Exercise: Pictures excluded, return the lines below from the first through the line holding "const yMax = 100;".

+---+

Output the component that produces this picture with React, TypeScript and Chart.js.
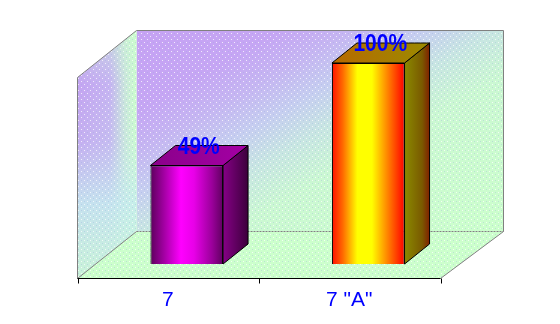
import React, { useEffect, useRef } from 'react';
import { Chart, registerables } from 'chart.js';

Chart.register(...registerables);

// ---- data ----
const categories: string[] = ['7', '7 "A"'];
const values: number[] = [49, 100];
const valueLabels: string[] = ['49%', '100%'];
const yMin = 0;
const yMax = 100;

// ---- geometry / style ----
const BAR_PCT = 0.4;
const BAR_SHIFT = { x: 19, y: -14 }; // bar plane relative to front plane
const BAR_DEPTH = { x: 25, y: -20 };
const WALL = { xl: 59, xr: 63, y: -47 };
const FONT = 'Liberation Sans, Arial, sans-serif';

type Stops = [number, string][];
const frontStops: Stops[] = [
  [[0, '#5c005c'], [0.18, '#a000a0'], [0.42, '#ff00ff'], [0.6, '#e800e8'], [0.85, '#9a009a'], [1, '#600060']],
  [[0, '#ff1000'], [0.15, '#ff6a00'], [0.35, '#ffff00'], [0.55, '#ffff00'], [0.8, '#ff7000'], [1, '#ff0000']],
];
const sideStops: Stops[] = [
  [[0, '#860086'], [1, '#3c003c']],
  [[0, '#8a8a00'], [0.7, '#7a5a00'], [1, '#802000']],
];
const topStops: Stops[] = [
  [[0, '#8a008a'], [1, '#a400a4']],
  [[0, '#b86a00'], [1, '#9a8a00']],
];

function grad(ctx: CanvasRenderingContext2D, x0: number, y0: number, x1: number, y1: number, stops: Stops) {
  const g = ctx.createLinearGradient(x0, y0, x1, y1);
  stops.forEach(([o, c]) => g.addColorStop(o, c));
  return g;
}

function poly(ctx: CanvasRenderingContext2D, pts: number[][]) {
  ctx.beginPath();
  ctx.moveTo(pts[0][0], pts[0][1]);
  for (let i = 1; i < pts.length; i++) ctx.lineTo(pts[i][0], pts[i][1]);
  ctx.closePath();
}

function line(ctx: CanvasRenderingContext2D, x0: number, y0: number, x1: number, y1: number) {
  ctx.beginPath();
  ctx.moveTo(x0, y0);
  ctx.lineTo(x1, y1);
  ctx.stroke();
}

let dotPattern: CanvasPattern | null = null;
function dots(ctx: CanvasRenderingContext2D) {
  if (dotPattern) return dotPattern;
  const c = document.createElement('canvas');
  c.width = 6;
  c.height = 6;
  const p = c.getContext('2d')!;
  p.fillStyle = 'rgba(255,255,255,0.75)';
  p.fillRect(0, 0, 1, 1);
  p.fillRect(3, 3, 1, 1);
  p.fillStyle = 'rgba(150,170,220,0.35)';
  p.fillRect(3, 0, 1, 1);
  p.fillRect(0, 3, 1, 1);
  dotPattern = ctx.createPattern(c, 'repeat');
  return dotPattern;
}

const scenePlugin = {
  id: 'scene3d',
  beforeDatasetsDraw(chart: any) {
    const ctx: CanvasRenderingContext2D = chart.ctx;
    const a = chart.chartArea;
    const fL = Math.round(a.left - BAR_SHIFT.x) + 0.5;
    const fR = Math.round(a.right - BAR_SHIFT.x) + 0.5;
    const fT = Math.round(a.top - BAR_SHIFT.y) + 0.5;
    const fB = Math.round(a.bottom - BAR_SHIFT.y) + 0.5;
    const bL = fL + WALL.xl, bR = fR + WALL.xr, bT = fT + WALL.y, bB = fB + WALL.y;
    ctx.save();
    // back wall: purple in the upper-left, fading to pale green lower-right
    const k = 1.47;
    ctx.fillStyle = grad(ctx, bL, bT, bL + 119 * k, bT + 210 * k, [
      [0, '#c6a2f4'],
      [0.2, '#c6a6f4'],
      [0.3, '#c6b6f2'],
      [0.4, '#c6cef0'],
      [0.5, '#c8e6e2'],
      [0.62, '#cbf8d2'],
      [1, '#ccffcc'],
    ]);
    ctx.fillRect(bL, bT, bR - bL, bB - bT);
    ctx.fillStyle = dots(ctx);
    ctx.fillRect(bL, bT, bR - bL, bB - bT);
    // left wall
    poly(ctx, [[fL, fT], [bL, bT], [bL, bB], [fL, fB]]);
    ctx.fillStyle = grad(ctx, fL, 0, bL, 0, [[0, '#c4a4f2'], [0.55, '#c6b4f2'], [0.8, '#cae6dc'], [1, '#ccffcc']]);
    ctx.fill();
    ctx.fillStyle = grad(ctx, 0, bT, 0, fB, [
      [0, 'rgba(204,255,204,0.5)'],
      [0.22, 'rgba(204,240,220,0)'],
      [0.45, 'rgba(200,236,236,0.15)'],
      [0.7, 'rgba(198,236,238,0.85)'],
      [1, 'rgba(202,248,214,0.95)'],
    ]);
    ctx.fill();
    ctx.fillStyle = dots(ctx);
    ctx.fill();
    // floor
    poly(ctx, [[fL, fB], [fR, fB], [bR, bB], [bL, bB]]);
    ctx.fillStyle = '#ccffcc';
    ctx.fill();
    ctx.fillStyle = dots(ctx);
    ctx.fill();
    // edges
    ctx.strokeStyle = '#808080';
    ctx.lineWidth = 1;
    line(ctx, bL, bT, bR, bT);
    line(ctx, bR, bT, bR, bB);
    line(ctx, fL, fT, bL, bT);
    line(ctx, fL, fT, fL, fB);
    line(ctx, fR, fB, bR, bB);
    line(ctx, fL, fB, bL, bB);
    ctx.setLineDash([2, 1]);
    line(ctx, bL, bB, bR, bB);
    ctx.setLineDash([]);
    // front axis line with ticks at category boundaries
    ctx.strokeStyle = '#000000';
    line(ctx, fL, fB, fR, fB);
    const n = categories.length;
    for (let i = 0; i <= n; i++) {
      const x = Math.round(fL + ((fR - fL) * i) / n) + 0.5;
      line(ctx, x, fB, x, fB + 5);
    }
    ctx.restore();
  },
  afterDatasetsDraw(chart: any) {
    const ctx: CanvasRenderingContext2D = chart.ctx;
    const meta = chart.getDatasetMeta(0);
    ctx.save();
    ctx.strokeStyle = '#000000';
    ctx.lineWidth = 1;
    meta.data.forEach((el: any, i: number) => {
      const { x, y, width, base } = el.getProps(['x', 'y', 'width', 'base'], true);
      const l = x - width / 2;
      const r = x + width / 2;
      const dx = BAR_DEPTH.x, dy = BAR_DEPTH.y;
      // side
      poly(ctx, [[r, y], [r + dx, y + dy], [r + dx, base + dy], [r, base]]);
      ctx.fillStyle = grad(ctx, r, 0, r + dx, 0, sideStops[i]);
      ctx.fill();
      ctx.stroke();
      // top
      poly(ctx, [[l, y], [l + dx, y + dy], [r + dx, y + dy], [r, y]]);
      ctx.fillStyle = grad(ctx, l, 0, r + dx, 0, topStops[i]);
      ctx.fill();
      ctx.stroke();
    });
    // value labels
    ctx.fillStyle = '#0000ff';
    ctx.font = `bold 21px ${FONT}`;
    ctx.textAlign = 'center';
    ctx.textBaseline = 'middle';
    meta.data.forEach((el: any, i: number) => {
      const { x, y } = el.getProps(['x', 'y'], true);
      ctx.save();
      ctx.translate(x + 12, y - 18.5);
      ctx.scale(1, 1.13);
      ctx.fillText(valueLabels[i], 0, 0);
      ctx.restore();
    });
    ctx.restore();
  },
};

export default function App() {
  const ref = useRef<HTMLCanvasElement | null>(null);
  useEffect(() => {
    if (!ref.current) return;
    const chart = new Chart(ref.current, {
      type: 'bar',
      data: {
        labels: categories,
        datasets: [
          {
            data: values,
            backgroundColor: (c: any) => {
              const ch = c.chart;
              const xs = ch.scales && ch.scales.x;
              const idx = c.dataIndex;
              if (!xs || idx == null || !frontStops[idx]) return '#888888';
              const cx = xs.getPixelForValue(idx);
              const w = (xs.width / categories.length) * BAR_PCT;
              if (!isFinite(cx) || !isFinite(w) || w <= 0) return '#888888';
              return grad(ch.ctx, cx - w / 2, 0, cx + w / 2, 0, frontStops[idx]);
            },
            borderColor: '#000000',
            borderWidth: 1,
            barPercentage: BAR_PCT,
            categoryPercentage: 1,
          },
        ],
      },
      options: {
        responsive: false,
        animation: false,
        events: [],
        layout: { padding: { left: 96, right: 101, top: 63, bottom: 0 } },
        plugins: { legend: { display: false }, tooltip: { enabled: false } },
        scales: {
          x: {
            offset: true,
            grid: { display: false, drawTicks: false },
            border: { display: false },
            ticks: {
              color: '#0000ff',
              font: { family: FONT, size: 21 },
              padding: 24,
              labelOffset: -BAR_SHIFT.x,
              maxRotation: 0,
              autoSkip: false,
            },
            afterFit: (s: any) => {
              s.height = 60;
            },
          },
          y: { display: false, min: yMin, max: yMax },
        },
      },
      plugins: [scenePlugin],
    });
    return () => chart.destroy();
  }, []);
  return (
    <div style={{ position: 'absolute', left: 0, top: 0, width: 560, height: 324, background: '#ffffff' }}>
      <canvas ref={ref} width={560} height={324} />
    </div>
  );
}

+---+

Worked answer:
Output the component that produces this picture with React, TypeScript and Chart.js.
import React, { useEffect, useRef } from 'react';
import { Chart, registerables } from 'chart.js';

Chart.register(...registerables);

// ---- data ----
const categories: string[] = ['7', '7 "A"'];
const values: number[] = [49, 100];
const valueLabels: string[] = ['49%', '100%'];
const yMin = 0;
const yMax = 100;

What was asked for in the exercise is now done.